之前滔滔不绝兴师问罪的太子李隆基,此时只觉得哑口无言。
曾经觉得天衣无缝的设计,没想到这么快被拆穿。证据已经确凿,还有什么好说的,如果他开口狡辩,也许父皇会更加反感,但是让他主动承认,说这一切是为了给姑姑下套,那他丢不起这个人也承担不起后果。
如果陷害太平公主的罪名落实了,父皇日后会怎么想他,是不是对他失望至极?甚至有可能动摇太子宝座。
让人觉得意外的是,一向爱憎分明的太平公主并没有表现出任何怒意,也没有咄咄逼人,而是似笑非笑地看着他们,似乎十分有耐心等着太子二人给出解释。
此时此刻,只有太子妃能完全能体会太子的心情,她心中也闪过无数个念头,暗自咬了咬牙,生怕太子先开口,立刻抢着说:“这一切都是臻儿的错!”
皇上:“哦?”
太子也惊讶地看着她,目露震惊和藏得很深的感激。
太子妃声情并茂地说:“是臻儿最近总是心神恍惚,有的时候下一刻就忘了上一刻在做什么,臻儿怕别人异样的眼光,所以一直不敢说。又因为最近三郎在朝堂上遇到了很多麻烦,导致臻儿更是紧张,甚至竟出现了幻觉,以为是姑姑残害臻儿。臻儿现在已经清醒了!才知道这一切跟姑姑没有任何关系,都是臻儿病得太重,在没有意识的情况下误沾染到了漆树汁才弄成这样,一切都是因臻儿而起,都是臻儿不好。请姑姑看在臻儿病得这么重的份上,不要与我计较。”
太子妃也算是受了太平公主提醒,太平之前就说她心神失守,所以才说出疯言疯语。电光石火之间她想到这样的借口,而她不久前才流产,失去皇儿又完全不能生育,说她受了这样的刺激病重,倒是也说得过去。

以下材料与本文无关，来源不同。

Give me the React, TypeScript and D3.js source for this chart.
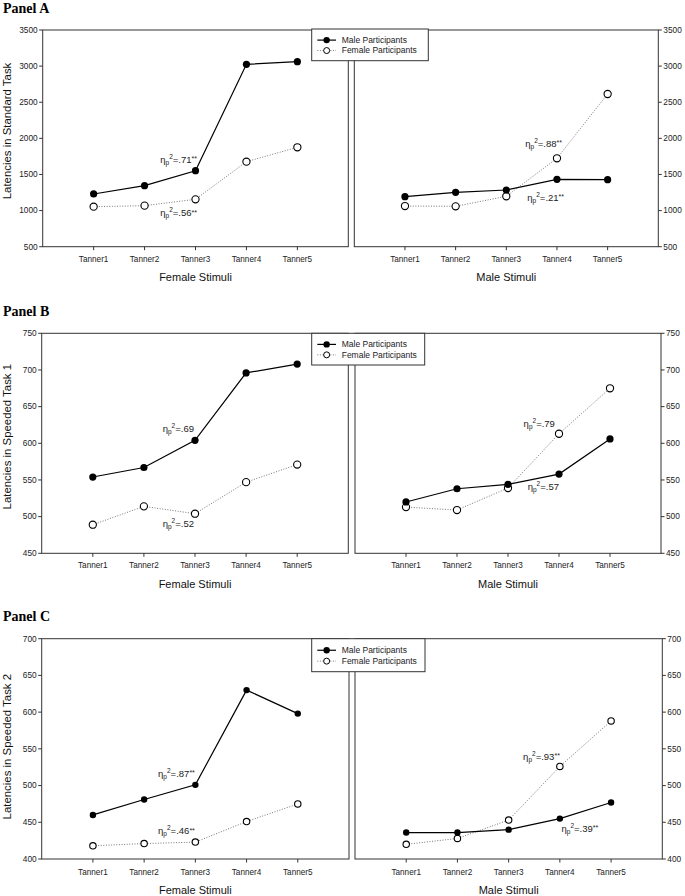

太子反应过来,急道:“臻儿,你病了怎么不早和我说!我们夫妻一体,无论好坏都应该共同承担才对,你为什么要瞒着我?”
贤妃说:“是呀,怎么能够讳疾忌医呢?”
皇上叫来太医询问,太医又给太子妃诊了半天,望闻问切,做了各种检查,也没看出什么具体的病灶,但是这牵扯到幻想脑子之类的事,的确是肉眼难辨,太子妃又言之凿凿,他们也不好全盘否定。最后只能模棱两可地说道:“按理说,太子妃遭受了重大的打击,受了重大刺激,一时迷了心智产生幻觉也并不是全无不可之事,医书上也的确有记载过这样的事。”
皇上听了之后,不置可否。
就在所有人的目光集中在皇上身上,等他作出判断之时。
太平说道:“皇兄,我曾经研习医理,的确是有一种被害妄想症状的病人。”
皇上说:“被害妄想症?朕怎么从未听说过,不过这个名字倒是挺贴切。”
太平说:“不错,被害妄想,时刻幻想着厌恶之人要对她不利,心神总是处于紧绷的状态,我看太子妃很符合。而且,按照今天的情况看,她在这类病人当中已经算是特别严重的,甚至自己模拟出被害的场景。她病的这么严重,恐怕没有一年半载无法痊愈。为了三郎的安危着想,要不要把臻儿单独看管起来,以免她再发病伤及三郎。”
太平公主竟然在得知自己被冤枉后没有讨伐太子妃,而是句句为他们着想。皇上对太平的态度很满意,认为身为镇国太平公主就该有这样的气度,皇上当然也不想几人相互指责,吵得不可开交。
皇上沉吟片刻说:“你说的有道理,不过,太子妃生了这种病的事儿还是先瞒着,毕竟影响不好,着太医们倾力治疗。安全起见,三郎就先搬去武德殿。以后半年,没有得到太医院太医说已经治愈,太子妃还是尽量不要出来。”
这就是说禁足半年,而且到时候能否放出来还要看情况。